◆ PROMPT:
In the material below, find every line with "recreates" and pull it out.
»»
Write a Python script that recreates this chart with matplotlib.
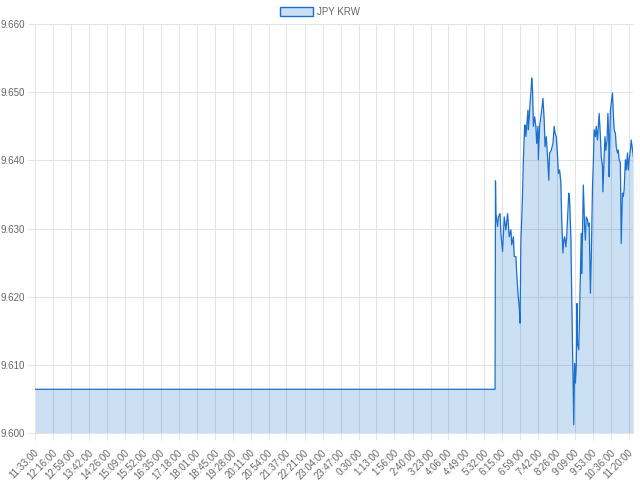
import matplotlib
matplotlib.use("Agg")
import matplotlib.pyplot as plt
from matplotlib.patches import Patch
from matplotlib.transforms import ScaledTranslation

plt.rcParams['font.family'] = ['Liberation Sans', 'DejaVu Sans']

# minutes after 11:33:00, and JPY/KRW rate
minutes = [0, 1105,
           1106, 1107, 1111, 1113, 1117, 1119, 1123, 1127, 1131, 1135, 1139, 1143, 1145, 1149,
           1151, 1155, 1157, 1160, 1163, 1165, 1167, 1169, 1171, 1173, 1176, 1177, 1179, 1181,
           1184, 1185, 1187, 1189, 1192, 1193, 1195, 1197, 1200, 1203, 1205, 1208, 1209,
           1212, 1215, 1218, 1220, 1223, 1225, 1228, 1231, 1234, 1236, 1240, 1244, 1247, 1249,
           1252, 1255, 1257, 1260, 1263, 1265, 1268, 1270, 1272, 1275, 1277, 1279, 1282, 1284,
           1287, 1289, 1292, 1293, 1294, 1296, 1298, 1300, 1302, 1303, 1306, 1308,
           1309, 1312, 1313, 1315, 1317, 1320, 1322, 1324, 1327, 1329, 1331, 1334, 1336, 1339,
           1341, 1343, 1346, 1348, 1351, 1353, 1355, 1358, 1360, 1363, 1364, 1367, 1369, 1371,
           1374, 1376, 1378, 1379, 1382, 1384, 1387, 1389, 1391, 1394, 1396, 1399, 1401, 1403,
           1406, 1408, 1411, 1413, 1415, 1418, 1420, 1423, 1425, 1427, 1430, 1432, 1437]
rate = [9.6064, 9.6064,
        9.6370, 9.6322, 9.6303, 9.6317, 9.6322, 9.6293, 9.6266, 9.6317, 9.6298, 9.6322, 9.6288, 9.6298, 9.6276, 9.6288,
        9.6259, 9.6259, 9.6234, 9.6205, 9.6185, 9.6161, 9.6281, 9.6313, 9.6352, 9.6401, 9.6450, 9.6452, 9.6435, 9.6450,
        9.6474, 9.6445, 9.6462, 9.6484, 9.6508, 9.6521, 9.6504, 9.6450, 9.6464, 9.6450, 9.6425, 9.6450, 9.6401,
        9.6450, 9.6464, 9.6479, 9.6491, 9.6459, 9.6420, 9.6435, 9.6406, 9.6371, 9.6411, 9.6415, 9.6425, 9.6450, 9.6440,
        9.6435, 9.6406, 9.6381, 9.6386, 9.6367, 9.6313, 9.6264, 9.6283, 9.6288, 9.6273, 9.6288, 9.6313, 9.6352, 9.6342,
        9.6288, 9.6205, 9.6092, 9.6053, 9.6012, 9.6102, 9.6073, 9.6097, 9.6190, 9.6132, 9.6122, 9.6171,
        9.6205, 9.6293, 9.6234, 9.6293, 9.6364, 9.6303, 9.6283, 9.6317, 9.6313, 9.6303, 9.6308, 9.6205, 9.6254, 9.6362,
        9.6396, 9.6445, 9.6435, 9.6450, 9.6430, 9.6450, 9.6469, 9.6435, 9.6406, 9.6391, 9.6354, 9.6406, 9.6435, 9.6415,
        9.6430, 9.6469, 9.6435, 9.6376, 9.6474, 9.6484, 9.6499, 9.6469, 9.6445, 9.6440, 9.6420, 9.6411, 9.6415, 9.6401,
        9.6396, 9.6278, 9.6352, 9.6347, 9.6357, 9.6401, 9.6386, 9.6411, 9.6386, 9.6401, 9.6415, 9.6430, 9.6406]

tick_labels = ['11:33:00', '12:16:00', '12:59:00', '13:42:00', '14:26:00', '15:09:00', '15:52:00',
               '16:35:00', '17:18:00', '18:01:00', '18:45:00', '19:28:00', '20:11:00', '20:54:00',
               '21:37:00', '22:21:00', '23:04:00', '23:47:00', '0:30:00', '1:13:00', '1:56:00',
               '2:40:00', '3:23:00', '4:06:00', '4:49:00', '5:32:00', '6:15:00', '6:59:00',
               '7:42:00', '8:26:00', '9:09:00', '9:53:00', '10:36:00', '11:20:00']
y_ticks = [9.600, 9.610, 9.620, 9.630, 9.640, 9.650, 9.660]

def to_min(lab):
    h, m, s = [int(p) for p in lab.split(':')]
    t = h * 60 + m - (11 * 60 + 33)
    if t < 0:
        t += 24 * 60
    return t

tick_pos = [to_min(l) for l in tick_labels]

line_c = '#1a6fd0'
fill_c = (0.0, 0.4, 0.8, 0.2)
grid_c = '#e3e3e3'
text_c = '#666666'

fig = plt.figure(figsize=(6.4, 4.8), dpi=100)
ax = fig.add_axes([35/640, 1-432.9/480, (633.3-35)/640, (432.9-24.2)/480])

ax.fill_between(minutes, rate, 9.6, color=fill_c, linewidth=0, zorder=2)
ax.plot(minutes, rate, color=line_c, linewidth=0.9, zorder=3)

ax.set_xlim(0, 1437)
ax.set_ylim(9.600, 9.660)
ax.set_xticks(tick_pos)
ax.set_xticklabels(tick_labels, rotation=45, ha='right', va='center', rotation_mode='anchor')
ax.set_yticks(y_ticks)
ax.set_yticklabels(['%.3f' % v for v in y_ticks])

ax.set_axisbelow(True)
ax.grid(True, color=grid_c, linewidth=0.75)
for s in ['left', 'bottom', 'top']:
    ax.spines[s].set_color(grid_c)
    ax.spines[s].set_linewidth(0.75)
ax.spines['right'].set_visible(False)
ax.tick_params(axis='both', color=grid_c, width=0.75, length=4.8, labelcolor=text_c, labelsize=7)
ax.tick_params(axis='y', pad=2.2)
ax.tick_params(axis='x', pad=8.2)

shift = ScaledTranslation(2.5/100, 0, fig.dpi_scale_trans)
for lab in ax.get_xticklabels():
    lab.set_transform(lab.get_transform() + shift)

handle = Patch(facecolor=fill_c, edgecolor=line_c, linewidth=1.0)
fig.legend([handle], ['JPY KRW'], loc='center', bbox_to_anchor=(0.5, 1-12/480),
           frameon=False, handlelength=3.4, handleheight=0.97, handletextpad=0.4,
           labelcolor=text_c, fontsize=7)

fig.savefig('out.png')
««
»»
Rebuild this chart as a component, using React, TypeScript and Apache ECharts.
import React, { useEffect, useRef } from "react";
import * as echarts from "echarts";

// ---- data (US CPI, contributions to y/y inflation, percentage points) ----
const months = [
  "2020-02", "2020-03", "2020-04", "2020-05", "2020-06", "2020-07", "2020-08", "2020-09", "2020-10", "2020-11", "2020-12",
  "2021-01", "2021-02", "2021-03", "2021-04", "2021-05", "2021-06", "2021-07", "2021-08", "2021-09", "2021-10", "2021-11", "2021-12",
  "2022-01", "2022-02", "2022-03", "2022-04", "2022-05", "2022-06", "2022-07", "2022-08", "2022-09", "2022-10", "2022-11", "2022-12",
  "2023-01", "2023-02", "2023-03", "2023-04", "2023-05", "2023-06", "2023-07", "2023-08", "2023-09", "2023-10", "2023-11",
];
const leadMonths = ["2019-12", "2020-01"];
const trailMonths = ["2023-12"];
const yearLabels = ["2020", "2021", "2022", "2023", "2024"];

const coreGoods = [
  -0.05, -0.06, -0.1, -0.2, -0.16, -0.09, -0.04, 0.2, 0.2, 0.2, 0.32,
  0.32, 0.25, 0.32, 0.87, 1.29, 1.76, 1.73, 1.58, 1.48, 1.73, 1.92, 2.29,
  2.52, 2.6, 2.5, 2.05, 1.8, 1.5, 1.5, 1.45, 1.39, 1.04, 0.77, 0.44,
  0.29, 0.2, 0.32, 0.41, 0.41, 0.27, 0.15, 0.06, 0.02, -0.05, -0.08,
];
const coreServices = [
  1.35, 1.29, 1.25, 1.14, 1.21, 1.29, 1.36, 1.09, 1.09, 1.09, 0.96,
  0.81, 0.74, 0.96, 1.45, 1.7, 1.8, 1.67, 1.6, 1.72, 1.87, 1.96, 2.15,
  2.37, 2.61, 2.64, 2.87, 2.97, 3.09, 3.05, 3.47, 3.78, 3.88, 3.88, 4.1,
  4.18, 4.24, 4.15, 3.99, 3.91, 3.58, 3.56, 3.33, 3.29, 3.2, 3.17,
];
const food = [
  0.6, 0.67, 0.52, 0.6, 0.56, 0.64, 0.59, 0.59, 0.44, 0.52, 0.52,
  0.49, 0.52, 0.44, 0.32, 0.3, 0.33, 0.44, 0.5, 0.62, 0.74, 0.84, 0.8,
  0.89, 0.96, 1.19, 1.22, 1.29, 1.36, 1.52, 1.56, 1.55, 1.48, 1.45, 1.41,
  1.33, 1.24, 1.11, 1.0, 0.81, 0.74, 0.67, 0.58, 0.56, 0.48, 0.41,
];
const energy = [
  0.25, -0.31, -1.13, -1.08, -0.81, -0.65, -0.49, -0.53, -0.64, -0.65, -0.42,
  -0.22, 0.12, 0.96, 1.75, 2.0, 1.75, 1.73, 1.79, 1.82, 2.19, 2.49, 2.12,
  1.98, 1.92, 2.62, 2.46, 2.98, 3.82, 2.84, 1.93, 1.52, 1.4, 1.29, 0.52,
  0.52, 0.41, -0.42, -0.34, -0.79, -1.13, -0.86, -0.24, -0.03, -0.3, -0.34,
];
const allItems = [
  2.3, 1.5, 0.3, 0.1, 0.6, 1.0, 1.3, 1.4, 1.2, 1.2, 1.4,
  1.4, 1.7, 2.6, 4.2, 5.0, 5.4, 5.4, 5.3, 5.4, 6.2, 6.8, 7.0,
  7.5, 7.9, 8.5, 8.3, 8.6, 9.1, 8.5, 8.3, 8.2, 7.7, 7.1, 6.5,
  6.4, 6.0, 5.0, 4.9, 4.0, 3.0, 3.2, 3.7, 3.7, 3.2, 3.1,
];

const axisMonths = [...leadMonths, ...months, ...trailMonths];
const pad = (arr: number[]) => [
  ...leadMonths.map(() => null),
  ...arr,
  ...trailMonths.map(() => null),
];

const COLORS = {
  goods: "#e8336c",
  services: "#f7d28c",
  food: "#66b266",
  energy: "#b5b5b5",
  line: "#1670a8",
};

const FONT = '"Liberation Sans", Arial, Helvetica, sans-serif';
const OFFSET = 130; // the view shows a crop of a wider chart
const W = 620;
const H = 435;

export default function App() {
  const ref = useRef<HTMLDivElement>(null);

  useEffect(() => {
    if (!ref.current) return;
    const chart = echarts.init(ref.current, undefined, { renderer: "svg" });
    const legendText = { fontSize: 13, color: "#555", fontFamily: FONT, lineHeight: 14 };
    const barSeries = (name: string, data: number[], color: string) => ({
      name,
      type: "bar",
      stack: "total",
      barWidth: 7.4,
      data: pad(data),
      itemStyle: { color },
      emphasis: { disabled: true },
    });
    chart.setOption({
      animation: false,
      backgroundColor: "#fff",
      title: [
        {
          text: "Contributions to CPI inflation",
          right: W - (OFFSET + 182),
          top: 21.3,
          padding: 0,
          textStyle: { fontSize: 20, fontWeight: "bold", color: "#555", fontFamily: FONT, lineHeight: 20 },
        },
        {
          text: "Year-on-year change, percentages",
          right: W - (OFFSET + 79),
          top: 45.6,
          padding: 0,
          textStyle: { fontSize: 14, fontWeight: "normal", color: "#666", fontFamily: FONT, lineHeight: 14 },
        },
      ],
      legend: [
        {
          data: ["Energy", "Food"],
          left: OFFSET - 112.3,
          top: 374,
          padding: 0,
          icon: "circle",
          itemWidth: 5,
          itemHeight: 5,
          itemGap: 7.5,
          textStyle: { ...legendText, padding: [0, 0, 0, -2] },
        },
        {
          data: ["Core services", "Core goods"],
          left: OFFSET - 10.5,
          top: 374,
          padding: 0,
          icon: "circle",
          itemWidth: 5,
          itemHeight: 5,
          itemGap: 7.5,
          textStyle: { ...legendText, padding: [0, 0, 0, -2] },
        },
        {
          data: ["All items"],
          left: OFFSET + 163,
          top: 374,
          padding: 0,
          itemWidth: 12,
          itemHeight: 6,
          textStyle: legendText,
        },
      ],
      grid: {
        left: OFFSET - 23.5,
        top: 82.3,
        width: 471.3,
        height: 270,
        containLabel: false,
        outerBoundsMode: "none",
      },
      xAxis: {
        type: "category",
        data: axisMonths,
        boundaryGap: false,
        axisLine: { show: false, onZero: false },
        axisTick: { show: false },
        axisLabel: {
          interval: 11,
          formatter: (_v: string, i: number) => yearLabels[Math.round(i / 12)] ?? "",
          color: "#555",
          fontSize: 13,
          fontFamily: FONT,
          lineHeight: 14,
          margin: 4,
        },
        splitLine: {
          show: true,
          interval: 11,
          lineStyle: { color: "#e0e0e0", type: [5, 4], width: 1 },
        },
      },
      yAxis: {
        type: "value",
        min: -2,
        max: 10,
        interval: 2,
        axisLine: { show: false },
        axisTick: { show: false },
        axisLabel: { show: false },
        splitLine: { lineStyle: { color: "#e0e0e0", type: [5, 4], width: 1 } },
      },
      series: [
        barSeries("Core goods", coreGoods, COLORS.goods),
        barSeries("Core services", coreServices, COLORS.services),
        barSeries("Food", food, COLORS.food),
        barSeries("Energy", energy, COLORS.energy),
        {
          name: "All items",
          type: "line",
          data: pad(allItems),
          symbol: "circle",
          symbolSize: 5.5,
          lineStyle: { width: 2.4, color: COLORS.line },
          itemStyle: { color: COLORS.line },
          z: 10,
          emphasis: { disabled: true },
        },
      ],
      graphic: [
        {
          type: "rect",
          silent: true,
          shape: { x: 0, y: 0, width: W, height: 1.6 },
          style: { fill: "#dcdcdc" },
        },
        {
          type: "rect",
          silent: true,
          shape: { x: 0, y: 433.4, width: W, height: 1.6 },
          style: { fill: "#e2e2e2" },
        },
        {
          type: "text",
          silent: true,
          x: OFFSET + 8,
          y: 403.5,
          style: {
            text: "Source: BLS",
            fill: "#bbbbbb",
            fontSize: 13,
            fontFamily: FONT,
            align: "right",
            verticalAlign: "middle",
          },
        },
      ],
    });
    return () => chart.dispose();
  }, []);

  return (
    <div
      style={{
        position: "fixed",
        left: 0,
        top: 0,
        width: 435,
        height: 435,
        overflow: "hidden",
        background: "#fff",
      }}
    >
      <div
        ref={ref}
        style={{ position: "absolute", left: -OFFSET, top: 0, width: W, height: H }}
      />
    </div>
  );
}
««
»»
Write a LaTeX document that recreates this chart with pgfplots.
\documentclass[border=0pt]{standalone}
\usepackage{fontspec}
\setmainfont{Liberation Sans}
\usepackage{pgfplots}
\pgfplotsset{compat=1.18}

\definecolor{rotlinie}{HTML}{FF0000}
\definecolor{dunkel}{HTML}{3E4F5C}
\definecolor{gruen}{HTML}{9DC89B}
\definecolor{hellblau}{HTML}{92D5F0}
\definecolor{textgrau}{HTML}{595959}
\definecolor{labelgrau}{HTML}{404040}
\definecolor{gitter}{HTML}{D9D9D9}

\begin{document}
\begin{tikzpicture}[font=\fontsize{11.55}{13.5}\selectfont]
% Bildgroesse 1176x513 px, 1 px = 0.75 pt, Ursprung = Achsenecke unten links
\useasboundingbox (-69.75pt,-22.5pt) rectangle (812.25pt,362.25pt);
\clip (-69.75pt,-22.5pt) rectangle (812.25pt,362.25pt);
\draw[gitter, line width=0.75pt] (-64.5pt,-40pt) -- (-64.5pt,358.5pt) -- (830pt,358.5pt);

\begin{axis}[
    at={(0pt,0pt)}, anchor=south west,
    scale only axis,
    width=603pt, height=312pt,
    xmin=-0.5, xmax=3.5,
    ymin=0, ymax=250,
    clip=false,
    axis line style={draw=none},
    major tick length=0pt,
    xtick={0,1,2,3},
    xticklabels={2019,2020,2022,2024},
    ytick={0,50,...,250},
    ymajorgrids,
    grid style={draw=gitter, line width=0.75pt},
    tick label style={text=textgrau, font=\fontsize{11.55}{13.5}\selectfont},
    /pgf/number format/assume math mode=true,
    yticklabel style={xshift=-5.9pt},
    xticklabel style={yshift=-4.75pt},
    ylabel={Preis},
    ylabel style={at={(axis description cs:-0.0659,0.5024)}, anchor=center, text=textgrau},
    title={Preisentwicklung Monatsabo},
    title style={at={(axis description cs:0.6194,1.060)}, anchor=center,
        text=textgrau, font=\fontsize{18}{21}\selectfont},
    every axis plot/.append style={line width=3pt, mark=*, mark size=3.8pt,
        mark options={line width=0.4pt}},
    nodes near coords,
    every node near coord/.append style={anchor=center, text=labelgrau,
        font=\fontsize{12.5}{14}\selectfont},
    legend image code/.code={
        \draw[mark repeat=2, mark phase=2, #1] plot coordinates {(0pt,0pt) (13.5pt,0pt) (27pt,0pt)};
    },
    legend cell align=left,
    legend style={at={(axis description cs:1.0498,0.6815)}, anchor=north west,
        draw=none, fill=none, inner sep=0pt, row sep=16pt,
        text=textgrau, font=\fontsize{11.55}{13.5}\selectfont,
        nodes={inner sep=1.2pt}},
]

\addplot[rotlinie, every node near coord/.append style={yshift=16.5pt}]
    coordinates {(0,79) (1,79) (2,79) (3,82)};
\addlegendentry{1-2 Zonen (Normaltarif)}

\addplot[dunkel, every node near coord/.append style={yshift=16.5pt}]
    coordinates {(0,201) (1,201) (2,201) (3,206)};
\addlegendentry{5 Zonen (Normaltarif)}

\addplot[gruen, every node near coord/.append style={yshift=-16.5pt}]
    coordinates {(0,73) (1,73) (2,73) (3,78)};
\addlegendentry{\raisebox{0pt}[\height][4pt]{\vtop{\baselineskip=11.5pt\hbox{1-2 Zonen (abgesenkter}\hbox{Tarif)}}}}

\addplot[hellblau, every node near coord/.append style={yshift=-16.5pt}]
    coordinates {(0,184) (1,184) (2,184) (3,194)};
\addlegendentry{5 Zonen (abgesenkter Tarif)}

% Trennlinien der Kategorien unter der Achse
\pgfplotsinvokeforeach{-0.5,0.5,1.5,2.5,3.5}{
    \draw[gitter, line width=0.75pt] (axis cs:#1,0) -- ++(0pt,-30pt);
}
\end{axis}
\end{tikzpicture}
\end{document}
««
◆ WORKED SOLUTION:
Write a Python script that recreates this chart with matplotlib.
Write a LaTeX document that recreates this chart with pgfplots.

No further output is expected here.